--- start Recorded data ---

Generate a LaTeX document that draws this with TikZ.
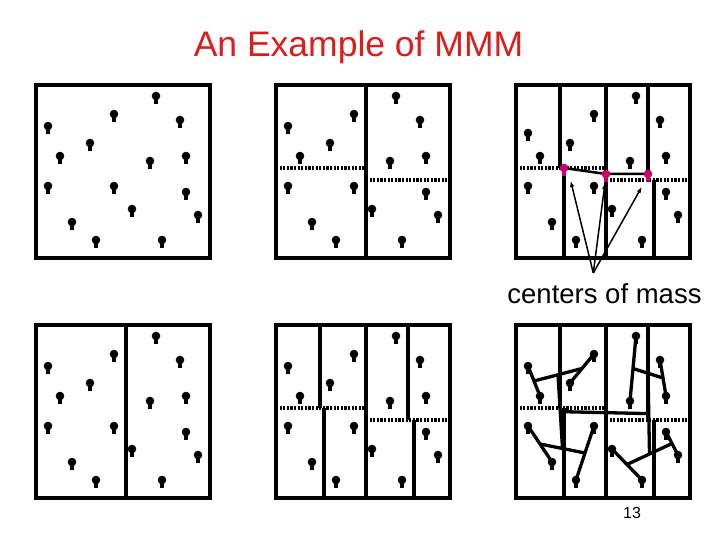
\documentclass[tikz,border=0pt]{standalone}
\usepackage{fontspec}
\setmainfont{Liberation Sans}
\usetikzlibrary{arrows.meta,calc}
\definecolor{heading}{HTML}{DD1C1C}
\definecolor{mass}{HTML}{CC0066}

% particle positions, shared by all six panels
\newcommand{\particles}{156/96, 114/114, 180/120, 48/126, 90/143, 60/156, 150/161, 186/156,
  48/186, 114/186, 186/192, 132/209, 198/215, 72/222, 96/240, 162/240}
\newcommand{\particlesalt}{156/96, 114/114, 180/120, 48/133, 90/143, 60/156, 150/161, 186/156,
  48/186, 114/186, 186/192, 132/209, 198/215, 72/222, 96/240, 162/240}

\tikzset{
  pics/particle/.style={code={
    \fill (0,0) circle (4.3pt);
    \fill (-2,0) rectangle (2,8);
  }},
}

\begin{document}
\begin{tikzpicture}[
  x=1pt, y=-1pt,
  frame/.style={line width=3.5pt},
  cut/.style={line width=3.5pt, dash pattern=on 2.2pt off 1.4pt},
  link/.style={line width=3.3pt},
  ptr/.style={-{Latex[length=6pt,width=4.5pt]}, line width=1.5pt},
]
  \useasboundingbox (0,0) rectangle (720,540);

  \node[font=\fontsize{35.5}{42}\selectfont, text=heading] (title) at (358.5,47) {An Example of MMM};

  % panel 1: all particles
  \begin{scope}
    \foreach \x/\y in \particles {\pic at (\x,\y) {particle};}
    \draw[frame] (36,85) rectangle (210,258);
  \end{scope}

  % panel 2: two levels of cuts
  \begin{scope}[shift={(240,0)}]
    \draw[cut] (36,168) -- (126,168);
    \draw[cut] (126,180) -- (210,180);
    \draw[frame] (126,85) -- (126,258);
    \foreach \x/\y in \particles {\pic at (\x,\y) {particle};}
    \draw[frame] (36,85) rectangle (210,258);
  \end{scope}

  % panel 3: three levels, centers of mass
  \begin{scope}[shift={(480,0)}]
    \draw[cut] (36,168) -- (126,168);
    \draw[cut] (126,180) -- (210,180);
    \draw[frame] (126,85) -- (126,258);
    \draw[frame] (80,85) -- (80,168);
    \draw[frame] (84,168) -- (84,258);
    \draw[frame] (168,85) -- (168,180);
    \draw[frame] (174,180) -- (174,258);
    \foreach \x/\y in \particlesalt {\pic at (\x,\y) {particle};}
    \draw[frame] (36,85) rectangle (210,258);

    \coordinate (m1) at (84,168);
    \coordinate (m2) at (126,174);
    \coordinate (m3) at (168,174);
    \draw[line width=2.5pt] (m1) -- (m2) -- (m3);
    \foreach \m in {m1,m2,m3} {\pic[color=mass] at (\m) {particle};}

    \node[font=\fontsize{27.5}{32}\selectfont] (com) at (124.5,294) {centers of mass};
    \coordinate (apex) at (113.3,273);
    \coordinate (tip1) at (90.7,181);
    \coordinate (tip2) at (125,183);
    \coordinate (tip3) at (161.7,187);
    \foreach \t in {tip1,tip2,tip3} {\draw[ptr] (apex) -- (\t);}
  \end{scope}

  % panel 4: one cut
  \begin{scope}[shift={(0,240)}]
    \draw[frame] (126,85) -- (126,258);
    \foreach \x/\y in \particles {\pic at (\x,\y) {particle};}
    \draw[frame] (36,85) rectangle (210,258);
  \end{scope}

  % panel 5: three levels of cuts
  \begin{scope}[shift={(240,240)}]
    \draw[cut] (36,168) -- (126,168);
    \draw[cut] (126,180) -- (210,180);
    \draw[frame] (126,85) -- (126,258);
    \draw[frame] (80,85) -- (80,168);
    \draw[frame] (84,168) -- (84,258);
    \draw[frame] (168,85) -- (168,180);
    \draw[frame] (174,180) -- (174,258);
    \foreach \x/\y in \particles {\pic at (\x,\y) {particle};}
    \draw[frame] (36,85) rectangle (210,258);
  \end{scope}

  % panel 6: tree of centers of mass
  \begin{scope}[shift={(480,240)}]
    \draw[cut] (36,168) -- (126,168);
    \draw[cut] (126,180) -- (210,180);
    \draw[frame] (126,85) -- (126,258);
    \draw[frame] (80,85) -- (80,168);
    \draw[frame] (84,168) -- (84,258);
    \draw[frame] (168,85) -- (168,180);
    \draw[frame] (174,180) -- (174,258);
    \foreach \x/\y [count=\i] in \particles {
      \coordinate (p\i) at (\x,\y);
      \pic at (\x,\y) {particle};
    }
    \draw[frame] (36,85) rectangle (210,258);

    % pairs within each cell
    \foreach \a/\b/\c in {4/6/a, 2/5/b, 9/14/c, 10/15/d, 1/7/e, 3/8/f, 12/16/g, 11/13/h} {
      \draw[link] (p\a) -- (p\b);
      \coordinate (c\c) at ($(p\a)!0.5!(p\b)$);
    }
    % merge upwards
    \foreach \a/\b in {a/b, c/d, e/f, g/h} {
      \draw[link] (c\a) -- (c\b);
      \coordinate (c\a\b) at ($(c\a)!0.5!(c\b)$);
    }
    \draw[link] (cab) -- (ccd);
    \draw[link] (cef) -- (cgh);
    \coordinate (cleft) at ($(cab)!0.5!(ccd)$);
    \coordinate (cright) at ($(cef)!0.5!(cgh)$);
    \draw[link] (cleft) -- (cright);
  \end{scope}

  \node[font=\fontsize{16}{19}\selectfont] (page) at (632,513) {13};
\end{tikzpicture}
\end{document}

--- end Recorded data ---

● **What is asked**:
Return the listing above unchanged, apart from dropping its pictures.

● **Completed task**:
Generate a LaTeX document that draws this with TikZ.
\documentclass[tikz,border=0pt]{standalone}
\usepackage{fontspec}
\setmainfont{Liberation Sans}
\usetikzlibrary{arrows.meta,calc}
\definecolor{heading}{HTML}{DD1C1C}
\definecolor{mass}{HTML}{CC0066}

% particle positions, shared by all six panels
\newcommand{\particles}{156/96, 114/114, 180/120, 48/126, 90/143, 60/156, 150/161, 186/156,
  48/186, 114/186, 186/192, 132/209, 198/215, 72/222, 96/240, 162/240}
\newcommand{\particlesalt}{156/96, 114/114, 180/120, 48/133, 90/143, 60/156, 150/161, 186/156,
  48/186, 114/186, 186/192, 132/209, 198/215, 72/222, 96/240, 162/240}

\tikzset{
  pics/particle/.style={code={
    \fill (0,0) circle (4.3pt);
    \fill (-2,0) rectangle (2,8);
  }},
}

\begin{document}
\begin{tikzpicture}[
  x=1pt, y=-1pt,
  frame/.style={line width=3.5pt},
  cut/.style={line width=3.5pt, dash pattern=on 2.2pt off 1.4pt},
  link/.style={line width=3.3pt},
  ptr/.style={-{Latex[length=6pt,width=4.5pt]}, line width=1.5pt},
]
  \useasboundingbox (0,0) rectangle (720,540);

  \node[font=\fontsize{35.5}{42}\selectfont, text=heading] (title) at (358.5,47) {An Example of MMM};

  % panel 1: all particles
  \begin{scope}
    \foreach \x/\y in \particles {\pic at (\x,\y) {particle};}
    \draw[frame] (36,85) rectangle (210,258);
  \end{scope}

  % panel 2: two levels of cuts
  \begin{scope}[shift={(240,0)}]
    \draw[cut] (36,168) -- (126,168);
    \draw[cut] (126,180) -- (210,180);
    \draw[frame] (126,85) -- (126,258);
    \foreach \x/\y in \particles {\pic at (\x,\y) {particle};}
    \draw[frame] (36,85) rectangle (210,258);
  \end{scope}

  % panel 3: three levels, centers of mass
  \begin{scope}[shift={(480,0)}]
    \draw[cut] (36,168) -- (126,168);
    \draw[cut] (126,180) -- (210,180);
    \draw[frame] (126,85) -- (126,258);
    \draw[frame] (80,85) -- (80,168);
    \draw[frame] (84,168) -- (84,258);
    \draw[frame] (168,85) -- (168,180);
    \draw[frame] (174,180) -- (174,258);
    \foreach \x/\y in \particlesalt {\pic at (\x,\y) {particle};}
    \draw[frame] (36,85) rectangle (210,258);

    \coordinate (m1) at (84,168);
    \coordinate (m2) at (126,174);
    \coordinate (m3) at (168,174);
    \draw[line width=2.5pt] (m1) -- (m2) -- (m3);
    \foreach \m in {m1,m2,m3} {\pic[color=mass] at (\m) {particle};}

    \node[font=\fontsize{27.5}{32}\selectfont] (com) at (124.5,294) {centers of mass};
    \coordinate (apex) at (113.3,273);
    \coordinate (tip1) at (90.7,181);
    \coordinate (tip2) at (125,183);
    \coordinate (tip3) at (161.7,187);
    \foreach \t in {tip1,tip2,tip3} {\draw[ptr] (apex) -- (\t);}
  \end{scope}

  % panel 4: one cut
  \begin{scope}[shift={(0,240)}]
    \draw[frame] (126,85) -- (126,258);
    \foreach \x/\y in \particles {\pic at (\x,\y) {particle};}
    \draw[frame] (36,85) rectangle (210,258);
  \end{scope}

  % panel 5: three levels of cuts
  \begin{scope}[shift={(240,240)}]
    \draw[cut] (36,168) -- (126,168);
    \draw[cut] (126,180) -- (210,180);
    \draw[frame] (126,85) -- (126,258);
    \draw[frame] (80,85) -- (80,168);
    \draw[frame] (84,168) -- (84,258);
    \draw[frame] (168,85) -- (168,180);
    \draw[frame] (174,180) -- (174,258);
    \foreach \x/\y in \particles {\pic at (\x,\y) {particle};}
    \draw[frame] (36,85) rectangle (210,258);
  \end{scope}

  % panel 6: tree of centers of mass
  \begin{scope}[shift={(480,240)}]
    \draw[cut] (36,168) -- (126,168);
    \draw[cut] (126,180) -- (210,180);
    \draw[frame] (126,85) -- (126,258);
    \draw[frame] (80,85) -- (80,168);
    \draw[frame] (84,168) -- (84,258);
    \draw[frame] (168,85) -- (168,180);
    \draw[frame] (174,180) -- (174,258);
    \foreach \x/\y [count=\i] in \particles {
      \coordinate (p\i) at (\x,\y);
      \pic at (\x,\y) {particle};
    }
    \draw[frame] (36,85) rectangle (210,258);

    % pairs within each cell
    \foreach \a/\b/\c in {4/6/a, 2/5/b, 9/14/c, 10/15/d, 1/7/e, 3/8/f, 12/16/g, 11/13/h} {
      \draw[link] (p\a) -- (p\b);
      \coordinate (c\c) at ($(p\a)!0.5!(p\b)$);
    }
    % merge upwards
    \foreach \a/\b in {a/b, c/d, e/f, g/h} {
      \draw[link] (c\a) -- (c\b);
      \coordinate (c\a\b) at ($(c\a)!0.5!(c\b)$);
    }
    \draw[link] (cab) -- (ccd);
    \draw[link] (cef) -- (cgh);
    \coordinate (cleft) at ($(cab)!0.5!(ccd)$);
    \coordinate (cright) at ($(cef)!0.5!(cgh)$);
    \draw[link] (cleft) -- (cright);
  \end{scope}

  \node[font=\fontsize{16}{19}\selectfont] (page) at (632,513) {13};
\end{tikzpicture}
\end{document}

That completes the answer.